![]() |
Perdana Menteri Inggris Keir Starmer - Foto Aljazeera |
BORNEOTREND.COM, JAKARTA – Perdana Menteri Inggris Keir Starmer menyatakan bahwa pemerintahannya siap mengakui kedaulatan negara Palestina dalam Sidang Umum PBB September mendatang, kecuali Israel segera mengambil langkah konkret untuk menghentikan krisis kemanusiaan di Gaza dan membuka jalan menuju perdamaian berkelanjutan.
Pernyataan ini muncul dalam konferensi pers usai rapat darurat kabinet membahas situasi Gaza, di tengah meningkatnya tekanan dari lebih dari 250 anggota parlemen Inggris yang mendesak pengakuan resmi atas Palestina.
“Saya dapat memastikan bahwa Inggris akan mengumumkan pengakuan terhadap negara Palestina dalam Sidang Umum PBB pada September ini,” kata Starmer pada Selasa (29/7/2025).
Namun, ia melanjutkan, “kecuali jika Israel mengambil langkah substansial untuk mengakhiri situasi mengerikan di Gaza, menyetujui gencatan senjata dan berkomitmen terhadap perdamaian berkelanjutan jangka panjang yang memulihkan prospek solusi dua negara.” Keputusan Starmer tersebut menyusul langkah Presiden Prancis Emmanuel Macron yang pada pekan lalu mengumumkan Paris akan mengakui Palestina pada agenda PBB yang sama.
Pernyataan PM Inggris disampaikan usai rapat darurat kabinet terkait situasi di Jalur Gaza serta di tengah desakan dari 250 lebih anggota parlemen untuk mengakui kedaulatan Palestina.

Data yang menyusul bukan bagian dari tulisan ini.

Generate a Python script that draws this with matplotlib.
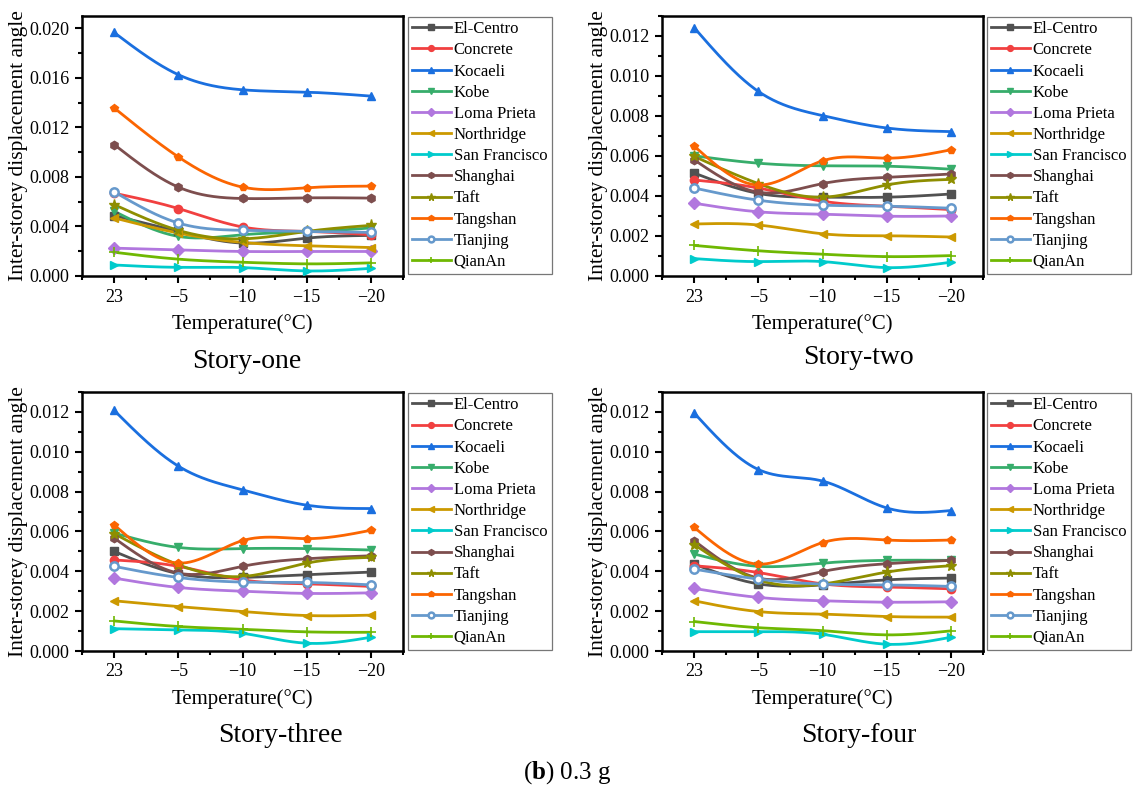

Starmer menyatakan bahwa Inggris pada akhirnya akan mengakui Palestina “sebagai kontribusi bagi proses perdamaian yang layak.”
Ia juga mengatakan bahwa tujuan akhir yang harus dicapai adalah Israel yang “aman” dapat hidup berdampingan dengan negara Palestina yang “berdaulat”.
PM Inggris menyebut prospek solusi dua negara yang semakin terancam sebagai alasan pihaknya menyatakan akan mengakui Palestina, kecuali jika rezim Zionis memperbaiki kondisi di Jalur Gaza.
Perbaikan kondisi tersebut, ucapnya, meliputi pemberian izin kepada PBB untuk menyalurkan bantuan, “menegaskan komitmen tidak akan mencaplok Tepi Barat”, dan berkomitmen terhadap proses perdamaian jangka panjang yang bermuara pada solusi dua negara.
Tak lupa, Starmer menegaskan supaya Hamas segera membebaskan semua sandera, menyepakati gencatan senjata, serta menyerahkan semua senjata dan menerima bahwa mereka “tak akan memiliki peran apapun dalam pemerintahan di Gaza.”
Lebih lanjut, Starmer menyatakan bahwa langkah tersebut ia tempuh akibat situasi di Jalur Gaza yang memburuk dan prospek terwujudnya solusi dua negara yang semakin mengecil.
Merespons pertanyaan terkait mengapa ia memberi syarat kepada Israel dalam isu pengakuan Palestina serta prospek gencatan senjata tercapai sebelum September, Starmer berkata bahwa tujuan utamanya adalah untuk memperbaiki situasi di wilayah Gaza.
Ia juga menegaskan kembali bahwa semua sandera harus dibebaskan dan bantuan kemanusiaan harus diizinkan masuk ke Gaza.
"Ini dimaksudkan untuk memajukan upaya kita … dilakukan sekarang karena saya amat khawatir (terwujudnya) gagasan solusi dua negara semakin mengecil dan semakin menjauh daripada yang dicapai pada tahun-tahun sebelumnya,” kata dia.
Merespons keputusan PM Inggris, pihak Israel mengutuk keras langkah tersebut adalah “hadiah bagi Hamas dan mencederai upaya mencapai gencatan senjata.”
Tentara Israel menolak seruan internasional untuk melakukan gencatan senjata dan terus melancarkan serangan brutal ke Gaza sejak 7 Oktober 2023 sehingga menewaskan lebih dari 60 ribu warga Palestina, yang sebagian besar adalah perempuan dan anak-anak.
Pengeboman tanpa henti juga telah menghancurkan daerah kantong tersebut dan memicu kelangkaan makanan.
Pada November lalu, Mahkamah Pidana Internasional mengeluarkan surat perintah penangkapan terhadap ketua otoritas Zionis Israel Benjamin Netanyahu dan mantan pejabat tinggi pertahanannya Yoav Gallant atas kejahatan perang dan kejahatan terhadap kemanusiaan di Gaza.
Israel juga menghadapi kasus genosida di Mahkamah Internasional atas perangnya di daerah kantong tersebut.